We have entered the days when news pundits are asking, “Will Christmas be big this year?” When individuals ask one another, “Are you having a big Christmas this year?” It is understoood that economics are involved (as with the media). Our modern economies are greatly dependent on the massive buying that occurs between late November and late December. Christmas shopping is so good for the economy (as presently constituted) that if Christ were not so conveniently born, we would need to come up with another excuse for giving gifts.
However, though the world’s economic system seems to hang in the balance over the generosity of two months spending, this is a very little thing about Christmas. My favorite summation of Christmas (and the Incarnation as a whole) is from St. Maximus the Confessor: “The Incarnation of the Word is the cause of all things.”
This wonderfully paradoxical statement, notes that “all things were made by and for him, etc.” St. Maximus reads these words as referring to the Incarnate Christ and not to the pre-incarnate Word. It turns history inside out and establishes the incarnation of Christ as more than a temporary skirmish to free us from our temporary bonds. It is the act of God who truly completes His creation in His Pascha. The words, “It is finished,” are the words of the Creator over the whole of His creation. He foretold this, “If I be lifted up from the earth I will draw all men unto myself.” This is echoed in a more cosmic sense in the words of Ephesians’ first chapter:
having made known to us the mystery of His will, according to His good pleasure which He purposed in Himself, that in the dispensation of the fullness of the times He might gather together in one all things in Christ, both which are in heaven and which are on earth– in Him. (Eph 1:9-10)

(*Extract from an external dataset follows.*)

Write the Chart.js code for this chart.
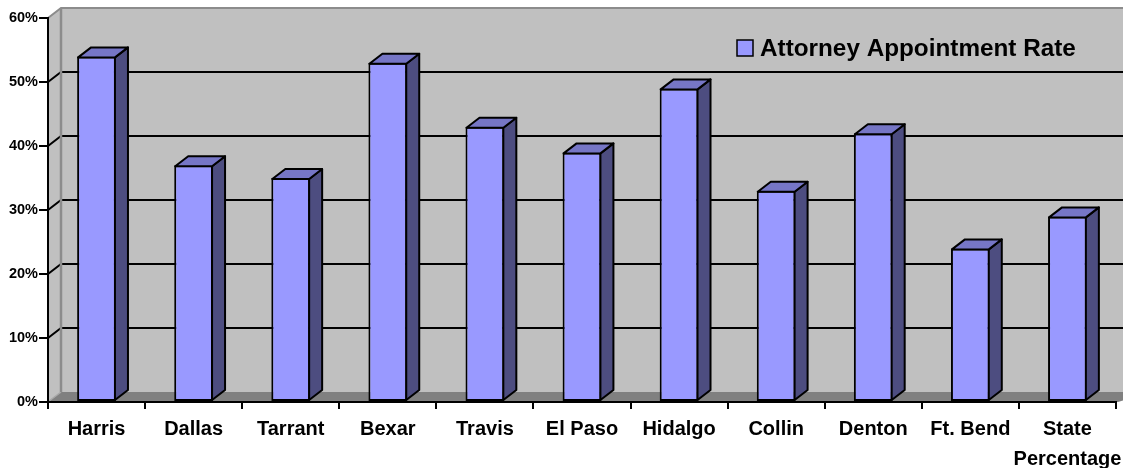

Christmas, as the feast which celebrates the incarnation of Christ (as does the Annunciation), is the feast of the beginning of all things, and the feast of the end of all things. It is both cause and the end of all effects. And thus we will have a “big” Christmas this year, for the gift that is given us is nothing less than creation itself. Its price was nothing less than the life of God. It’s not the economy, in the way politicians think of economy. It is the oikonomia – the unrelenting love of God completing what He alone could begin and what He alone could finish.